Commentators believe that hyperconvergence is gaining popularity because it simplifies the datacenter infrastructure and helps IT teams meet the demand for increasingly faster delivery of new applications and services while driving down costs.

Despite its growing acceptance, there is still a lack of clarity around the definition of hyperconvergence and the use cases that will prove to be of greatest benefit.

In simple terms, hyperconvergence brings together the key IT compute, storage, networking and virtualization resources, converging them in a tightly integrated single system managed through a software layer.

Advocates claim that this software-centric solution eliminates the time and cost of sourcing, deploying, managing and scaling legacy infrastructures that create inflexible silos and require specialized skills. Hyperconvergence, they believe, offers cloud-like speed and agility, with significant improvements in performance, reliability and cost effectiveness.

These benefits are important as organizations see creation of new software and services as a valuable revenue stream. They therefore want to accelerate delivery by adopting agile development and frequent deployment. That puts the onus on IT to create a more flexible infrastructure that supports rapid, continuous delivery.

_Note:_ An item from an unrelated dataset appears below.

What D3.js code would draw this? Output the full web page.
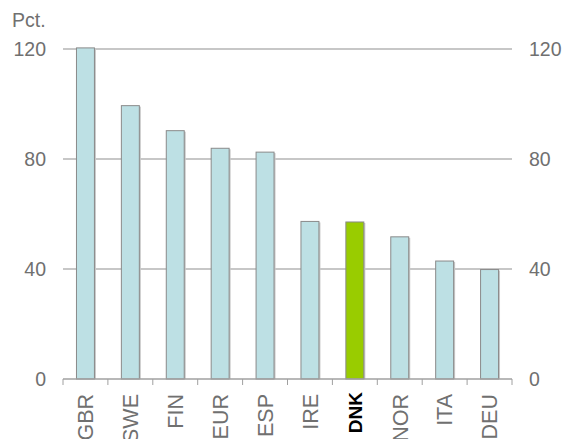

From an operational perspective, hyperconvergence aims to eliminate the complexity of legacy datacenter infrastructure, which might have as many as 10 or 12 different elements to manage. Instead, it is managed through a single interface. Hyperconvergence also utilizes modular, commodity hardware systems, which reduces the cost, complexity and delay of scaling the infrastructure.

In the wider context of datacenter evolution, hyperconvergence builds on the widespread adoption of virtualization and succeeds its predecessor, converged infrastructure, as part of the ongoing move towards greater automation of datacenter processes. Converged infrastructure shares similar aims and benefits, but hyperconvergence claims to add more value by focusing on software to control solution management.

Despite its promise, critics argue that the emphasis on single source and tight integration can result in vendor lock-in. They also believe that, so far, use cases for hyperconverged infrastructure are limited.

Feedback from the market indicates that small and medium businesses with smaller IT teams represent the main adopters, with the most frequent deployments used for VDI. However, there are increasing reports of hyperconvergence being used for mission-critical and Hadoop-based applications, as well as disaster recovery and branch infrastructure deployments.

There is also interest in hyperconvergence as an alternative to public cloud by organizations who want the efficiency and agility of cloud, but are reluctant to migrate because of security or convergence concerns.

As the technology matures, commentators believe that it will become a natural part of the datacenter environment and new use cases will evolve as confidence and wider adoption grows.

Virtual Tech Gurus believes that hyperconvergence represents an important development with many benefits for the datacenter. However, organizations should not rush their decision to invest in hyperconvergence; they must consider carefully which applications and services they will deploy to ensure the best return on investment.